The answers given by the remaining ("unlocked") celebrities were then revealed. If a celebrity's answer did not match either of the two given by the team, he/she was "captured." Capturing any three celebrities awarded a cash jackpot that began at $4,000 and increased by $1,000 every day it went unclaimed. Otherwise, the team won $100 per unlocked celebrity.

Originally, the winning team started the round by choosing one of five cards, each containing the name of a different celebrity. The team won the jackpot if they had captured the celebrity whose name they had drawn, or if all five had been captured. If they were unsuccessful, they won $200 per capture.

==Broadcast history==
Scattergories and a revival of Grundy's earlier Scrabble joined the NBC lineup on the same day; NBC was looking to replace the soap opera Santa Barbara, which had been airing since 1984 but had recently suffered a dive in ratings thanks in part to stations becoming more prone to moving their schedules around to open the 3:00 pm slot Santa Barbara occupied for other programming such as talk shows. NBC agreed to give that time slot back to the affiliates once Santa Barbara ended, making it the first of the major American broadcast networks to do this; ABC gave the slot back in 2012, while CBS allowed flexibility to its own affiliates as to where they choose to air programming.

In exchange, NBC reclaimed the 12:00 pm slot and chose to place both of its new game shows in the noon hour. Scattergories aired at 12:30 pm, following Scrabble, for its entire run. However, most NBC affiliates would not air Scattergories at its scheduled time due to their continuing practice of airing local newscasts or other syndicated programming in the 12:00 pm hour; this resulted in some NBC stations airing the show in a different spot on their schedule while others did not air it at all, often relegating it to independent stations in some media markets.

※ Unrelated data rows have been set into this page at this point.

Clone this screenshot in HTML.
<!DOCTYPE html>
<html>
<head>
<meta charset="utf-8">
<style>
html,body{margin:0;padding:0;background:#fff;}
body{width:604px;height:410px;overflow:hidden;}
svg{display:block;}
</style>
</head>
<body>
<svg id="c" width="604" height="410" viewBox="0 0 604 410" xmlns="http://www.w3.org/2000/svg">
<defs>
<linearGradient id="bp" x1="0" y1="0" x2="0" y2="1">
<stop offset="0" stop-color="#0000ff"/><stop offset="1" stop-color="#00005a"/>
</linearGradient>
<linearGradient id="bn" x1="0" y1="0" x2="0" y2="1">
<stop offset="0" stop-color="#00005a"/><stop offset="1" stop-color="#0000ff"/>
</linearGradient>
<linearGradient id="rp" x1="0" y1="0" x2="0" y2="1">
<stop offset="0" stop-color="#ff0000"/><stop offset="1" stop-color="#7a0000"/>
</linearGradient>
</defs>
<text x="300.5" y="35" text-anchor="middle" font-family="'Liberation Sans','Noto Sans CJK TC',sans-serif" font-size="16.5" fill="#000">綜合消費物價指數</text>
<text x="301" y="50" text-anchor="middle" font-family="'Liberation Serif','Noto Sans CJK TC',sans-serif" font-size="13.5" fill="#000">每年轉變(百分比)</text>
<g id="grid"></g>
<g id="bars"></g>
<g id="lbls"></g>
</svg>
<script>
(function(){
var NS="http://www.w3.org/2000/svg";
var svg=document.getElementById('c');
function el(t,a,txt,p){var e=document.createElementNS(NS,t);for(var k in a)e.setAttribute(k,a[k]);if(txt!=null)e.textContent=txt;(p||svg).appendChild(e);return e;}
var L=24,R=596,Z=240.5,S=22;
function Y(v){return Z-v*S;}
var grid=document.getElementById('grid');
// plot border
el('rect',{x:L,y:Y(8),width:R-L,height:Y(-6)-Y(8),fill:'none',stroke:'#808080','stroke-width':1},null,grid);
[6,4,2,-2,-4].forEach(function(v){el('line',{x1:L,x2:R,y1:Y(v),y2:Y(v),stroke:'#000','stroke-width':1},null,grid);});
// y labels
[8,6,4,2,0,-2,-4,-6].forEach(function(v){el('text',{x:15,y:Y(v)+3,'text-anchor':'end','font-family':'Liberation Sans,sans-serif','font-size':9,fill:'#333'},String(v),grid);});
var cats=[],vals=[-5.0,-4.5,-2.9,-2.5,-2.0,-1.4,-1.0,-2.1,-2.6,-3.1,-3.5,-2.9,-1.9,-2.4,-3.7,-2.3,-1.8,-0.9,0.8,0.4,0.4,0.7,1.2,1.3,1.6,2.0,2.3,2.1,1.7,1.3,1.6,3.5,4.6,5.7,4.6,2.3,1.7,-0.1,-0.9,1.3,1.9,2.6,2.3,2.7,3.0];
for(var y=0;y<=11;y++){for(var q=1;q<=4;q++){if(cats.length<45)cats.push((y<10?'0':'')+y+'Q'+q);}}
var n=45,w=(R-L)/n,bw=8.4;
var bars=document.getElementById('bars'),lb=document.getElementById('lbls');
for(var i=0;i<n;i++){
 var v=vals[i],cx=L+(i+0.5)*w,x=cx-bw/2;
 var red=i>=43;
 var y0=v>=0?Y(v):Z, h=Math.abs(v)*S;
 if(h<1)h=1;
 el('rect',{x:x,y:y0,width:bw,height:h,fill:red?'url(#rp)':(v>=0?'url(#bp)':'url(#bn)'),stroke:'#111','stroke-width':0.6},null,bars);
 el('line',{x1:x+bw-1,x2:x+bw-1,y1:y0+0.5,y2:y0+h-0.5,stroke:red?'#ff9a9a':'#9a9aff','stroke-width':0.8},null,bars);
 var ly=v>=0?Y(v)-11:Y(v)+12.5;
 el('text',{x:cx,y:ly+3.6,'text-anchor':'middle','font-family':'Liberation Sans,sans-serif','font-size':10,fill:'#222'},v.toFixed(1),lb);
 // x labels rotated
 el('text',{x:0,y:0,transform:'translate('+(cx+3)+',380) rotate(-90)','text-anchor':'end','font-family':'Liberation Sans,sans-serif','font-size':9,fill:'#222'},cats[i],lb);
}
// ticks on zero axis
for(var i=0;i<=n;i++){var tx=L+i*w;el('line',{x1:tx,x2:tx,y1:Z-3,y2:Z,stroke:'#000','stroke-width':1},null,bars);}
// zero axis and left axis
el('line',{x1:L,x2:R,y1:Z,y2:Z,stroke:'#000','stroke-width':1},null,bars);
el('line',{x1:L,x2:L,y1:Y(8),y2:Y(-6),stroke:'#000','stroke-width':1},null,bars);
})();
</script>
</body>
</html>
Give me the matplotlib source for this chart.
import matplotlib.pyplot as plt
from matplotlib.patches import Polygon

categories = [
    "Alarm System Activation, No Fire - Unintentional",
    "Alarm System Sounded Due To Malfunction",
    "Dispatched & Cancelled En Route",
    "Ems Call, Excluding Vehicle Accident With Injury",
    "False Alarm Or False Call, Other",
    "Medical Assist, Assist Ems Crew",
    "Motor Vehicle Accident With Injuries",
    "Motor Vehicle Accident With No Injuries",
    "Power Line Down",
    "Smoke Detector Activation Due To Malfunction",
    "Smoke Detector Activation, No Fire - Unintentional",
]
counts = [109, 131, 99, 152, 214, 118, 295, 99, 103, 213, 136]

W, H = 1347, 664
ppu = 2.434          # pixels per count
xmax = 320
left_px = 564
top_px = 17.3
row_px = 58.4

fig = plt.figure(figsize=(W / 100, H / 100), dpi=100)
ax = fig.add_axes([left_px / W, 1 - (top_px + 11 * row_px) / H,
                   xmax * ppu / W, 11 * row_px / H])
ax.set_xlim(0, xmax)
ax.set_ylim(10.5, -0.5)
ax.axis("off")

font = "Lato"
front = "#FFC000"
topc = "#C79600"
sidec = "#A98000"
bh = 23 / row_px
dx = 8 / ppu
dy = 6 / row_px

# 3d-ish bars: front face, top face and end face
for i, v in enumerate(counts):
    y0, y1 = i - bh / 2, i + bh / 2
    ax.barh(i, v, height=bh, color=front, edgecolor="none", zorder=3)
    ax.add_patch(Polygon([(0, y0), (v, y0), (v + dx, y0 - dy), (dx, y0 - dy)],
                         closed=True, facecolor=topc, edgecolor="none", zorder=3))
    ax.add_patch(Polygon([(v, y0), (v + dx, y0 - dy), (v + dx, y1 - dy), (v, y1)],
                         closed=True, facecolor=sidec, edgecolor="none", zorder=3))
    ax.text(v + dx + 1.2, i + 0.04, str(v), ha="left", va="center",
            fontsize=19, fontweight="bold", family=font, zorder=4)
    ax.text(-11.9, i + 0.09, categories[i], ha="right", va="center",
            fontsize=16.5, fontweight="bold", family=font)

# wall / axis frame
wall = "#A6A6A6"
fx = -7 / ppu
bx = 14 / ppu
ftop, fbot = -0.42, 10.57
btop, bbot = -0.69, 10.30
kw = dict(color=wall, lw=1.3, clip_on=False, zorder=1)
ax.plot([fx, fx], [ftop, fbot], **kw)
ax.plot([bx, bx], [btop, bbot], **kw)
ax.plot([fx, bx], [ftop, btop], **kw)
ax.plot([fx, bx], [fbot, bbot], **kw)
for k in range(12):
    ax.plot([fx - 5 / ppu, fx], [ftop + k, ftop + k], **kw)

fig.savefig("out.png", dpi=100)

In the markets that did air Scattergories at its scheduled time, the show faced off against Loving on ABC and the first half-hour of The Young and the Restless on CBS. Scattergories did not perform well enough against either soap opera. As a result, NBC cancelled Scattergories after twenty-one weeks of episodes and aired its last episode on June 11, 1993. The show was then replaced on June 14 by Caesars Challenge which began airing at 12:30 pm until December 31, 1993, then moved to 12:00 pm three days later for its last two weeks, finally ending in that slot on January 14, 1994, becoming the last new daytime game show to date. (Note: CBS's The Price Is Right was the only daytime game show on network television from January 17, 1994 to October 5, 2009, when the current version of Let's Make a Deal premiered on CBS.)